Déserée's Baby" is a short story by Kate Chopin that is both a story of great love and heartbreak.
Madame Valmondé travels to L'Abri to see Déserée and her newly born son.
While traveling to L'Abri , Madame Valmondé thinks back to the time Déserée was just a toddler that her husband, Monsieur Valmondé had found lying asleep under a stone pillar on the Valdmondé estate. Madame Valmondé could not bear children and she raised Déserée as her own child. Madame Valmondé loved Déserée very much and was grateful that Déserée was such a beautiful, gentle and affectionate child.
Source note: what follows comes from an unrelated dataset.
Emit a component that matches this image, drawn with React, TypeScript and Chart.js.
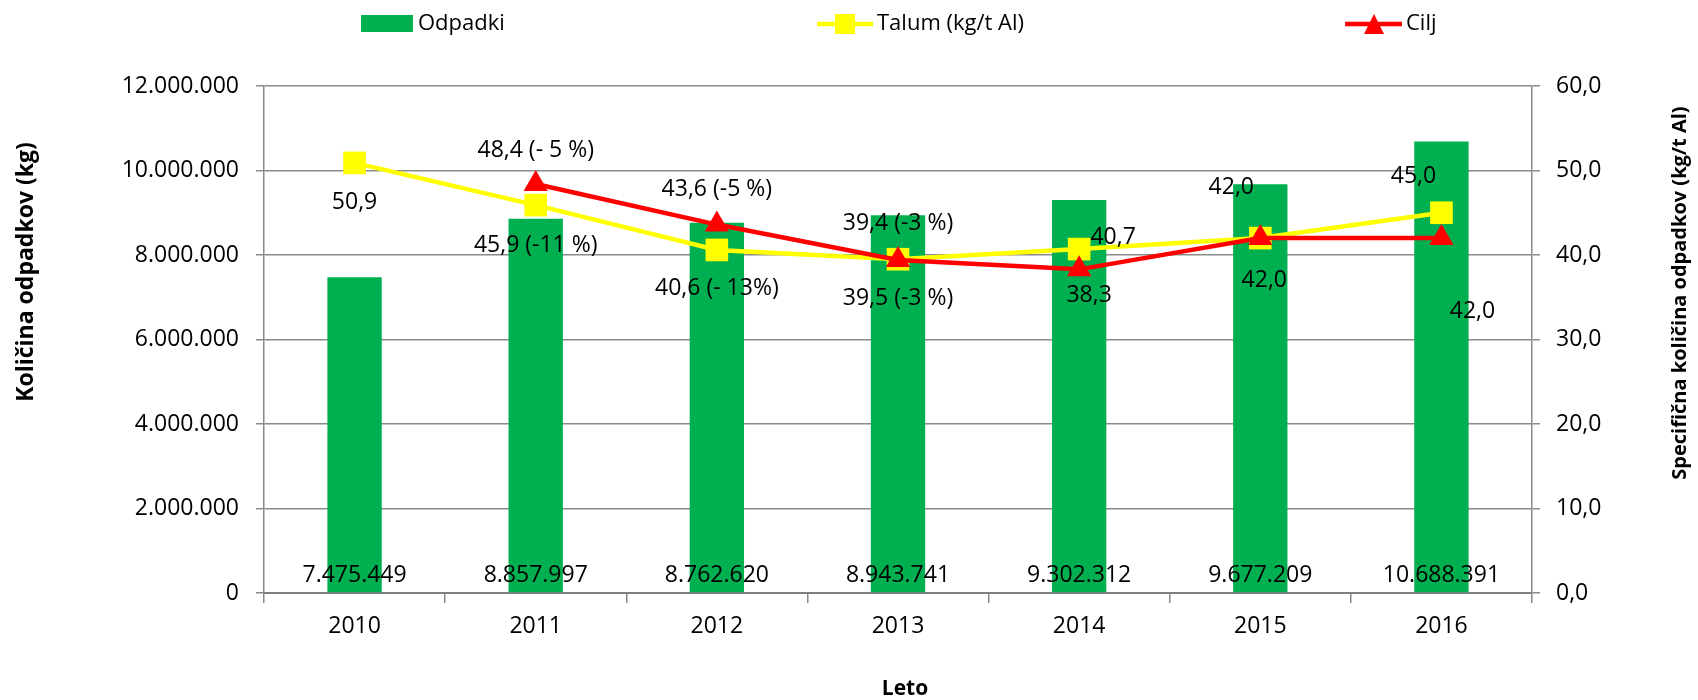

Years later when Déserée was 18 years old, Armand Aubigny saw Déserée standing under the same stone pillar where she was found as a child and fell instantly and madly in love. Armand decided that they would be married right away.
Wanting to be honest, Monsieur Valmondé tells Armand that Déserée was found and raised by the Valmondé family, however she was of unknown origin and not born of the Valmondé bloodline .
Later, after marriage and the birth of a son, Armand and Déserée were happy and in love for a short time. However, as the child continued to grow up it was clear that the child was part white and part black. This caused the marriage to disintegrate as Armand no longer loved Déserée or the child and in fact disintegrate them both.
Armand believes that as Déserée is of unknown origin that she is part black and that even though she appears to be white, the fact that his son appears to be part black and of a mixed race descent is too much of an embarrassment to his upper class family name and standing in society. Furthering the embarrassment and disgrace is that he is married to someone who is part black.
Déserée decides to leave with child and live with her mother Madame Valmondé. She secretly hopes that Armand will still love her and ask her to stay, however he is cold and unresponsive to her, telling her to leave and not to return.
After the departure of Déserée , Armand Aubigny burns all of her clothes and belongings that he had bought for her as well the clothes and belongings of the mixed race child. The last thing to be burned were all of the love letters from Déserée, however nestled in the same drawer with all of the love letters was a lone letter from the mother of Armand Aubigny. His mother had died in France when Armand was only 8 years old.
The letter from his mother to mother to his father read as such
"night and day, I thank God for having so arranged our lives that our dear
Armand will never know that his mother, who adores him, belongs to the race
that is cursed with the brand of slavery.